Three years ago all groups were supposed to have converted completely to IPv6 by the end of the year. Never happened.

Back then the exhaustion of IPv4 addresses was "any day now". I guess someone must have found a closet with a bunch more of them somewhere.

I think for us operations types IPv6 is still too complicated. I mean when someone says "hey, what's the IP of that web server?", saying "192.168.13.129" is easy. You can even memorize an address like that. "fe80::2bdd:d4c5:f093:300a", not so much.

Besides the IPv4 address exhaustion problem I don't think anyone has made a compelling argument for IPv6 yet. At least not on the ground.

3 comments

> I think for us operations types IPv6 is still too complicated. I mean when someone says "hey, what's the IP of that web server?", saying "192.168.13.129" is easy.

There's a cure for that, it's called DNS. But seriously, building IPv6 networks feels strage for a few hours, after that you just wish IPv4 would disappear because it's clumsy and ambiguous in comparison.

IPv6 leaves so much room to logically arrange your (and the world's) whole network in one namespace without any RFC1918, making routing and firewall configuration really easy and elegant. Soon you will be able to know a system's VLAN/function/location just by looking at certain parts of the address.

Memorization is important.

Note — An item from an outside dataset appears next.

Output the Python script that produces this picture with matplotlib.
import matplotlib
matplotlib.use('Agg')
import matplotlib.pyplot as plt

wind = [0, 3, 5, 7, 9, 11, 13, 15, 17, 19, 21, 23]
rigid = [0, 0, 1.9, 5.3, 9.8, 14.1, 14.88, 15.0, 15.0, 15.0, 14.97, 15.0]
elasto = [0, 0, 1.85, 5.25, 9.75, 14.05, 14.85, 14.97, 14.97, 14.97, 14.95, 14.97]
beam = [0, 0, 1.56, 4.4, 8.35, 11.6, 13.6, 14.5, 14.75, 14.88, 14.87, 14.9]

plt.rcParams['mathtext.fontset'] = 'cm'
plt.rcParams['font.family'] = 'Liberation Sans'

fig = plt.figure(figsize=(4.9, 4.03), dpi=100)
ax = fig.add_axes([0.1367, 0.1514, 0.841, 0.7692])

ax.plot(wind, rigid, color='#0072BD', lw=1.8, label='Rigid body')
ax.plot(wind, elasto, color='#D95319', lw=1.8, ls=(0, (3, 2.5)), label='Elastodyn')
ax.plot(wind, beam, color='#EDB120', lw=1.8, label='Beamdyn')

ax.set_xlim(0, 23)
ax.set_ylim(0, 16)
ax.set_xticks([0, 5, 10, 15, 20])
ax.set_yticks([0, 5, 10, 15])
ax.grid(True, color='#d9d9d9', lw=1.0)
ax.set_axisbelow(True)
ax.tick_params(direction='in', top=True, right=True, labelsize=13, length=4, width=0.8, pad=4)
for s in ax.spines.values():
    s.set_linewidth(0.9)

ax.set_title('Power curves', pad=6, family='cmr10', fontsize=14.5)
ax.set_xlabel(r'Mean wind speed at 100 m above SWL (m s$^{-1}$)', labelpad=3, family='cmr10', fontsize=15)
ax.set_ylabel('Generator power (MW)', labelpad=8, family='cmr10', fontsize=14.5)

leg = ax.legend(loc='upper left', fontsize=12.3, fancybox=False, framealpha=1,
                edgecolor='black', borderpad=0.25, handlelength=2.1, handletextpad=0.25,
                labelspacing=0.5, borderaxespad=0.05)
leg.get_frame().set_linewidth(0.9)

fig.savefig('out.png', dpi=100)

Although so many more provisioning/procuring processes are automated than they were during the Internet's rapid growth phase in the West, engineers and other professionals still have a great need to handle the addresses, and to do so without frequently needing to look them up.

I observed that it took a little while for the majority of network-touching professionals to become accustomed to memorizing an IPv4 address in one or two glances. I believe doing the same for an IPv6 address is possible. As this happens, the adoption rate will accelerate.

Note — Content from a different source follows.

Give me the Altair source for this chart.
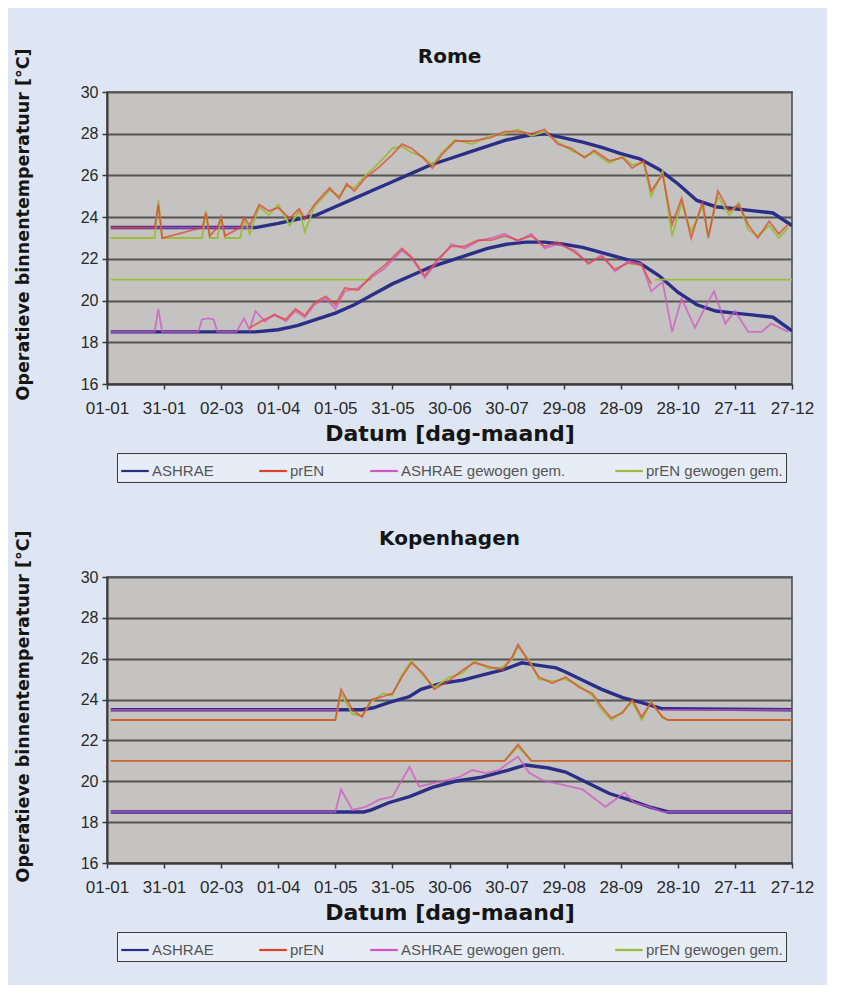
import json
import altair as alt
import pandas as pd

# ---------------- axis / legend text ----------------
x_tick_days = [0, 30, 60, 90, 120, 150, 180, 210, 240, 270, 300, 330, 360]
x_tick_labels = ["01-01", "31-01", "02-03", "01-04", "01-05", "31-05", "30-06",
                 "30-07", "29-08", "28-09", "28-10", "27-11", "27-12"]
y_ticks = [16, 18, 20, 22, 24, 26, 28, 30]
series_names = ["ASHRAE", "prEN", "ASHRAE  gewogen gem.", "prEN gewogen gem."]
series_colors = ["#2b2e86", "#e3402b", "#d453c6", "#9cbd3c"]

# ---------------- Rome ----------------
rome_ashrae_days = [2, 78, 90, 100, 110, 120, 130, 140, 150, 160, 170, 180, 190, 200, 210,
                    220, 230, 240, 250, 260, 270, 280, 290, 300, 310, 320, 330, 340, 350, 360]
rome_ashrae_upper = [23.5, 23.5, 23.7, 23.9, 24.1, 24.5, 24.9, 25.3, 25.7, 26.1, 26.5, 26.8, 27.1, 27.4, 27.7,
                     27.9, 28.0, 27.8, 27.6, 27.35, 27.05, 26.8, 26.3, 25.6, 24.8, 24.5, 24.4, 24.3, 24.2, 23.6]
rome_ashrae_lower = [18.5, 18.5, 18.6, 18.8, 19.1, 19.4, 19.8, 20.3, 20.8, 21.2, 21.6, 21.9, 22.2, 22.5, 22.7,
                     22.8, 22.8, 22.7, 22.55, 22.3, 22.05, 21.8, 21.2, 20.4, 19.8, 19.5, 19.4, 19.3, 19.2, 18.55]

rome_upper_days = [2, 25, 27, 29, 50, 52, 54, 58, 60, 62, 70, 72, 75, 80, 85, 90, 96, 101, 104, 109,
                   117, 122, 126, 130, 136, 143, 150, 155, 160, 166, 171, 176, 183, 192, 201, 209,
                   216, 223, 230, 237, 244, 251, 256, 264, 271, 276, 282, 286, 292, 297, 302, 307,
                   313, 316, 321, 327, 332, 337, 342, 348, 353, 358]
rome_pren_upper = [23.5, 23.5, 24.6, 23.0, 23.5, 24.2, 23.1, 23.5, 24.0, 23.1, 23.5, 24.0, 23.6, 24.6, 24.3,
                   24.45, 23.95, 24.4, 23.9, 24.6, 25.4, 24.9, 25.6, 25.25, 25.9, 26.4, 27.0, 27.5, 27.3,
                   26.85, 26.35, 27.0, 27.65, 27.65, 27.8, 28.1, 28.1, 28.0, 28.2, 27.5, 27.3, 26.85, 27.2,
                   26.7, 26.85, 26.35, 26.7, 25.25, 26.05, 23.65, 24.9, 23.0, 24.75, 23.0, 25.25, 24.3,
                   24.6, 23.65, 23.0, 23.8, 23.2, 23.65]
rome_pren_w_upper = [23.0, 23.0, 24.8, 23.0, 23.0, 24.3, 23.0, 23.0, 24.0, 23.0, 23.0, 23.9, 23.2, 24.5, 24.1,
                     24.6, 23.6, 24.3, 23.3, 24.5, 25.3, 25.0, 25.5, 25.4, 26.0, 26.6, 27.3, 27.4, 27.1,
                     26.9, 26.5, 27.1, 27.7, 27.5, 27.9, 28.0, 28.2, 27.9, 28.1, 27.6, 27.2, 26.9, 27.1,
                     26.6, 26.9, 26.5, 26.6, 25.0, 26.2, 23.1, 24.7, 23.3, 24.5, 23.1, 25.0, 24.1,
                     24.7, 23.4, 23.1, 23.6, 23.0, 23.5]
rome_ashrae_w_upper_days = [2, 76]
rome_ashrae_w_upper = [23.5, 23.5]

rome_lower_days = [2, 25, 27, 29, 48, 50, 53, 56, 58, 68, 72, 75, 78, 83, 88, 94, 99, 104, 109, 115,
                   120, 125, 132, 139, 146, 155, 160, 167, 174, 181, 188, 195, 202, 209, 216, 223,
                   230, 237, 246, 253, 260, 267, 274, 281, 286, 292, 297, 302, 309, 314, 319, 325,
                   330, 337, 344, 349, 358]
rome_ashrae_w_lower = [18.5, 18.5, 19.6, 18.5, 18.5, 19.1, 19.15, 19.1, 18.5, 18.5, 19.15, 18.6, 19.5, 19.0,
                       19.35, 19.0, 19.5, 19.2, 19.8, 20.1, 19.6, 20.45, 20.6, 21.1, 21.55, 22.4, 22.05,
                       21.1, 21.9, 22.7, 22.5, 22.85, 23.0, 23.2, 22.85, 23.2, 22.5, 22.7, 22.4, 21.75,
                       22.2, 21.4, 21.9, 21.75, 20.45, 20.9, 18.5, 20.1, 18.7, 19.6, 20.45, 18.9, 19.5,
                       18.5, 18.5, 18.9, 18.5]
rome_pren_lower_days = [75, 83, 88, 94, 99, 104, 109, 115, 120, 125, 132, 139, 146, 155, 160, 167, 174,
                        181, 188, 195, 202, 209, 216, 223, 230, 237, 246, 253, 260, 267, 274, 281, 286]
rome_pren_lower = [18.7, 19.1, 19.3, 19.1, 19.6, 19.3, 19.9, 20.2, 19.8, 20.6, 20.5, 21.2, 21.7, 22.5, 22.1,
                   21.2, 22.0, 22.6, 22.6, 22.9, 22.9, 23.1, 22.9, 23.1, 22.6, 22.8, 22.3, 21.8, 22.1,
                   21.5, 21.8, 21.7, 20.8]
rome_pren_w_lower_days = [2, 139, 140, 288, 360]
rome_pren_w_lower = [21.0, 21.0, None, 21.0, 21.0]

# ---------------- Kopenhagen ----------------
kop_ashrae_upper_days = [2, 134, 140, 148, 159, 165, 176, 187, 197, 208, 218, 225, 236, 241, 250,
                         260, 271, 281, 292, 360]
kop_ashrae_upper = [23.5, 23.5, 23.6, 23.85, 24.15, 24.5, 24.8, 24.95, 25.2, 25.45, 25.8, 25.7, 25.55,
                    25.35, 24.95, 24.5, 24.1, 23.85, 23.55, 23.5]
kop_ashrae_lower_days = [2, 135, 139, 148, 159, 171, 183, 197, 211, 220, 232, 241, 253, 264, 274,
                         285, 295, 360]
kop_ashrae_lower = [18.5, 18.5, 18.6, 18.95, 19.25, 19.7, 20.0, 20.2, 20.55, 20.8, 20.65, 20.45, 19.9,
                    19.4, 19.1, 18.75, 18.5, 18.5]

kop_upper_days = [2, 120, 123, 129, 134, 139, 145, 150, 155, 160, 166, 172, 180, 187, 193, 201, 208,
                  213, 216, 222, 227, 234, 241, 248, 255, 260, 265, 271, 276, 281, 286, 292, 295, 360]
kop_pren_upper = [23.0, 23.0, 24.5, 23.5, 23.15, 24.0, 24.15, 24.3, 25.1, 25.8, 25.3, 24.5, 24.95, 25.45,
                  25.8, 25.6, 25.45, 26.1, 26.7, 25.8, 25.1, 24.8, 25.1, 24.6, 24.3, 23.65, 23.1, 23.35,
                  24.0, 23.15, 23.85, 23.15, 23.0, 23.0]
kop_pren_w_upper = [23.0, 23.0, 24.3, 23.3, 23.2, 23.9, 24.3, 24.2, 25.2, 25.9, 25.2, 24.6, 25.1, 25.3,
                    25.9, 25.5, 25.6, 26.0, 26.6, 25.9, 25.0, 24.9, 25.0, 24.7, 24.2, 23.5, 23.0, 23.4,
                    23.9, 23.0, 23.9, 23.1, 23.0, 23.0]
kop_ashrae_w_upper_days = [2, 122, 123, 292, 360]
kop_ashrae_w_upper = [23.5, 23.5, None, 23.5, 23.5]

kop_lower_days = [2, 120, 123, 129, 136, 143, 150, 159, 164, 171, 178, 185, 192, 199, 206, 211, 216,
                  222, 229, 236, 243, 250, 257, 262, 267, 272, 277, 285, 292, 360]
kop_ashrae_w_lower = [18.5, 18.5, 19.6, 18.6, 18.75, 19.1, 19.25, 20.7, 19.75, 19.9, 20.05, 20.2, 20.55,
                      20.4, 20.55, 20.9, 21.2, 20.4, 20.05, 19.9, 19.75, 19.6, 19.1, 18.75, 19.1, 19.45,
                      18.95, 18.75, 18.5, 18.5]
kop_pren_lower_days = [2, 209, 216, 223, 360]
kop_pren_lower = [21.0, 21.0, 21.8, 21.0, 21.0]
kop_pren_w_lower = [21.0, 21.0, 21.7, 21.0, 21.0]

# ---------------- styling ----------------
BG = "#dde6f2"
TITLE_FONT = "DejaVu Sans"
LABEL_FONT = "Liberation Sans"
draw_order = ["ASHRAE", "prEN gewogen gem.", "ASHRAE  gewogen gem.", "prEN"]
line_style = {  # name: (strokeWidth, opacity)
    "ASHRAE": (3.4, 1.0),
    "prEN gewogen gem.": (1.8, 1.0),
    "ASHRAE  gewogen gem.": (1.8, 0.75),
    "prEN": (1.8, 0.7),
}
label_expr = json.dumps(x_tick_labels) + "[round(datum.value / 30)]"


def make_panel(title, parts, plot_w, plot_h):
    rows = []
    for name, part, days, vals in parts:
        seg = 0
        for d, v in zip(days, vals):
            if v is None:
                seg += 1
                continue
            rows.append({"day": d, "temp": v, "series": name, "line": f"{part}-{seg}"})
    df = pd.DataFrame(rows)

    x = alt.X("day:Q",
              scale=alt.Scale(domain=[0, 360], nice=False, zero=False),
              axis=alt.Axis(values=x_tick_days, labelExpr=label_expr, grid=False, labelFlush=False,
                            labelOverlap=False,
                            title="Datum [dag-maand]", titleFont=TITLE_FONT, titleFontSize=22,
                            titleFontWeight="bold", titleColor="#151515", titlePadding=7,
                            labelFont=LABEL_FONT, labelFontSize=17, labelColor="#2a2a2a",
                            labelPadding=11, tickSize=5, tickColor="#3a3a3a", tickWidth=1.5,
                            domainColor="#3a3a3a", domainWidth=2))
    y = alt.Y("temp:Q",
              scale=alt.Scale(domain=[16, 30], nice=False, zero=False),
              axis=alt.Axis(values=y_ticks, grid=True, gridColor="#555555", gridWidth=2,
                            title="Operatieve binnentemperatuur [°C]", titleFont=TITLE_FONT,
                            titleFontSize=17.5, titleFontWeight="bold", titleColor="#151515",
                            titlePadding=48, titleY=plot_h / 2 - 14,
                            labelFont=LABEL_FONT, labelFontSize=16,
                            labelColor="#2a2a2a", labelPadding=4, tickSize=5, tickColor="#3a3a3a",
                            tickWidth=1.5, domainColor="#3a3a3a", domainWidth=2))
    color = alt.Color("series:N",
                      scale=alt.Scale(domain=series_names, range=series_colors),
                      legend=alt.Legend(orient="none", legendX=10, legendY=plot_h + 69,
                                        direction="horizontal", title=None,
                                        symbolType="stroke", symbolSize=760,
                                        symbolStrokeWidth=2.2, labelFont=LABEL_FONT,
                                        labelFontSize=15, labelColor="#555555", labelOffset=2,
                                        labelLimit=400, columnPadding=40, padding=3,
                                        strokeColor="#3a3a3a", fillColor="#e6edf6"))
    layers = []
    for name in draw_order:
        w, op = line_style[name]
        layers.append(
            alt.Chart(df)
            .transform_filter(alt.datum.series == name)
            .mark_line(strokeWidth=w, opacity=op, clip=True)
            .encode(x=x, y=y, color=color, detail="line:N")
        )
    return alt.layer(*layers).properties(
        width=plot_w, height=plot_h,
        title=alt.TitleParams(title, font=TITLE_FONT, fontSize=20, fontWeight="bold",
                              color="#151515", anchor="middle", offset=-19),
    )


rome = make_panel("Rome", [
    ("ASHRAE", "up", rome_ashrae_days, rome_ashrae_upper),
    ("ASHRAE", "low", rome_ashrae_days, rome_ashrae_lower),
    ("prEN", "up", rome_upper_days, rome_pren_upper),
    ("prEN", "low", rome_pren_lower_days, rome_pren_lower),
    ("ASHRAE  gewogen gem.", "up", rome_ashrae_w_upper_days, rome_ashrae_w_upper),
    ("ASHRAE  gewogen gem.", "low", rome_lower_days, rome_ashrae_w_lower),
    ("prEN gewogen gem.", "up", rome_upper_days, rome_pren_w_upper),
    ("prEN gewogen gem.", "low", rome_pren_w_lower_days, rome_pren_w_lower),
], 685, 292)

kop = make_panel("Kopenhagen", [
    ("ASHRAE", "up", kop_ashrae_upper_days, kop_ashrae_upper),
    ("ASHRAE", "low", kop_ashrae_lower_days, kop_ashrae_lower),
    ("prEN", "up", kop_upper_days, kop_pren_upper),
    ("prEN", "low", kop_pren_lower_days, kop_pren_lower),
    ("ASHRAE  gewogen gem.", "up", kop_ashrae_w_upper_days, kop_ashrae_w_upper),
    ("ASHRAE  gewogen gem.", "low", kop_lower_days, kop_ashrae_w_lower),
    ("prEN gewogen gem.", "up", kop_upper_days, kop_pren_w_upper),
    ("prEN gewogen gem.", "low", kop_pren_lower_days, kop_pren_w_lower),
], 685, 286)

chart = (
    alt.vconcat(rome, kop, spacing=44)
    .resolve_scale(color="independent")
    .configure(background=BG, padding={"left": 5, "top": 38, "right": 12, "bottom": 22})
    .configure_view(fill="#c4c3c1", stroke="#4a4a4a", strokeWidth=1.5)
)

chart.save("out.html", embed_options={"renderer": "svg", "actions": False})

>I guess someone must have found a closet with a bunch more of them somewhere.

I lived in such a closet one summer a couple of years ago. If I'm getting this terminology right, they had an entire 16-bit block to themselves (65k addresses).

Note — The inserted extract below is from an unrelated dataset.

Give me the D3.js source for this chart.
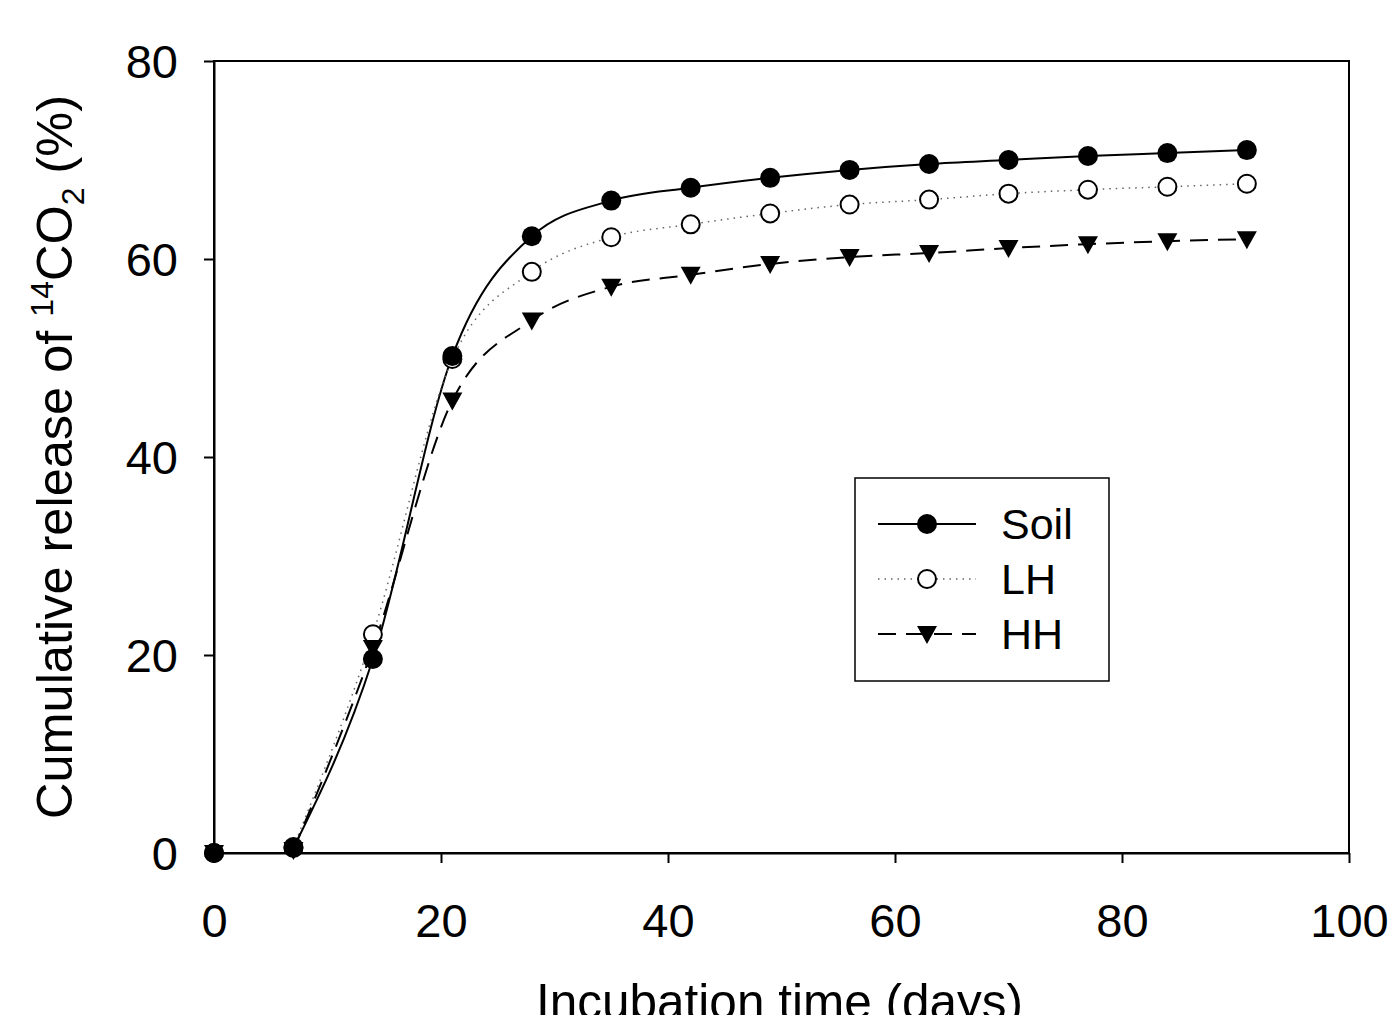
<!DOCTYPE html>
<html>
<head>
<meta charset="utf-8">
<script src="https://cdn.jsdelivr.net/npm/d3@7"></script>
<style>
html,body{margin:0;padding:0;background:#fff;}
svg{display:block;font-family:"Liberation Sans",Arial,sans-serif;}
</style>
</head>
<body>
<svg id="chart" width="1388" height="1015"></svg>
<script>
const days = [0, 7, 14, 21, 28, 35, 42, 49, 56, 63, 70, 77, 84, 91];
const soil = [0, 0.5, 19.6, 50.2, 62.3, 65.9, 67.2, 68.2, 69.0, 69.6, 70.0, 70.4, 70.7, 71.0];
const lh   = [0, 0.6, 22.1, 49.9, 58.7, 62.2, 63.5, 64.6, 65.5, 66.0, 66.6, 67.0, 67.3, 67.6];
const hh   = [0, 0.3, 20.7, 45.7, 53.8, 57.2, 58.4, 59.5, 60.2, 60.6, 61.1, 61.5, 61.8, 62.0];
const seriesNames = ["Soil", "LH", "HH"];
const xTicks = [0, 20, 40, 60, 80, 100];
const yTicks = [0, 20, 40, 60, 80];

const svg = d3.select("#chart");
const L = 214, R = 1349, T = 61, B = 853;
const x = d3.scaleLinear().domain([0, 100]).range([L, R]);
const y = d3.scaleLinear().domain([0, 80]).range([B, T]);

const series = [
  {name: seriesNames[0], vals: soil, marker: "filled", dash: null, color: "#000", width: 2},
  {name: seriesNames[1], vals: lh, marker: "open", dash: "1.5,5", color: "#666", width: 1.5},
  {name: seriesNames[2], vals: hh, marker: "tri", dash: "18,10", color: "#000", width: 2}
];

// frame
svg.append("rect").attr("x", L).attr("y", T).attr("width", R - L).attr("height", B - T)
  .attr("fill", "none").attr("stroke", "#000").attr("stroke-width", 2);

// axes
const xAxis = svg.append("g").attr("transform", `translate(0,${B})`)
  .call(d3.axisBottom(x).tickValues(xTicks).tickSize(10).tickSizeOuter(0).tickPadding(12));
const yAxis = svg.append("g").attr("transform", `translate(${L},0)`)
  .call(d3.axisLeft(y).tickValues(yTicks).tickSize(10).tickSizeOuter(0).tickPadding(26));
[xAxis, yAxis].forEach(a => {
  a.select(".domain").attr("stroke-width", 2);
  a.selectAll(".tick line").attr("stroke-width", 2);
  a.selectAll(".tick text").attr("font-size", 47).attr("fill", "#000")
    .attr("font-family", "'Liberation Sans', Arial, sans-serif");
});
xAxis.selectAll(".tick text").attr("dy", null).attr("y", 0)
  .attr("transform", "translate(0,84)");
yAxis.selectAll(".tick text").attr("dy", "0.35em");

// axis titles
svg.append("text").attr("x", (L + R) / 2 - 2).attr("y", 1019).attr("text-anchor", "middle")
  .attr("font-size", 49.5).text("Incubation time (days)");
const yt = svg.append("text").attr("transform", `translate(72,${(T + B) / 2}) rotate(-90)`)
  .attr("text-anchor", "middle").attr("font-size", 50.5);
yt.append("tspan").text("Cumulative release of  ");
yt.append("tspan").attr("font-size", 32).attr("dy", -19).text("14");
yt.append("tspan").attr("dy", 19).text("CO");
yt.append("tspan").attr("font-size", 32).attr("dy", 12).text("2");
yt.append("tspan").attr("dy", -12).text(" (%)");

// lines
const line = d3.line().x(d => x(d[0])).y(d => y(d[1])).curve(d3.curveMonotoneX);
series.forEach(s => {
  const pts = days.map((d, i) => [d, s.vals[i]]).filter(p => p[0] >= 7);
  svg.append("path").datum(pts).attr("d", line).attr("fill", "none")
    .attr("stroke", s.color).attr("stroke-width", s.width)
    .attr("stroke-dasharray", s.dash);
});

function drawMarker(g, kind, cx, cy) {
  if (kind === "filled") {
    g.append("circle").attr("cx", cx).attr("cy", cy).attr("r", 10).attr("fill", "#000");
  } else if (kind === "open") {
    g.append("circle").attr("cx", cx).attr("cy", cy).attr("r", 9).attr("fill", "#fff")
      .attr("stroke", "#000").attr("stroke-width", 2);
  } else {
    g.append("path").attr("d", `M${cx - 10},${cy - 8}L${cx + 10},${cy - 8}L${cx},${cy + 10}Z`)
      .attr("fill", "#000");
  }
}

// markers (draw order: LH, HH, Soil)
const mg = svg.append("g");
[series[1], series[2], series[0]].forEach(s => {
  days.forEach((d, i) => drawMarker(mg, s.marker, x(d), y(s.vals[i])));
});

// legend
const lg = svg.append("g");
lg.append("rect").attr("x", 855).attr("y", 478).attr("width", 254).attr("height", 203)
  .attr("fill", "#fff").attr("stroke", "#000").attr("stroke-width", 1.5);
const rowsY = [524, 579, 634];
series.forEach((s, i) => {
  const yy = rowsY[i];
  lg.append("line").attr("x1", 878).attr("x2", 976).attr("y1", yy).attr("y2", yy)
    .attr("stroke", s.color).attr("stroke-width", s.width).attr("stroke-dasharray", s.dash);
  drawMarker(lg, s.marker, 927, yy);
  lg.append("text").attr("x", 1001).attr("y", yy).attr("dy", "0.35em")
    .attr("font-size", 43).text(s.name);
});
</script>
</body>
</html>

Company I just left after 12 years had an entire /8 and a /16. One of the projects I worked on in 2014 was moving a lot of the stuff out of the /16 (which had been owned by a subsidiary that was bought almost 20 years ago) and into the larger subnet.

I heard rumors that they were going to renumber out of the /8 and start using RFC1918 addresses for all "internal" (non-Internet-facing) stuff in the next couple of years.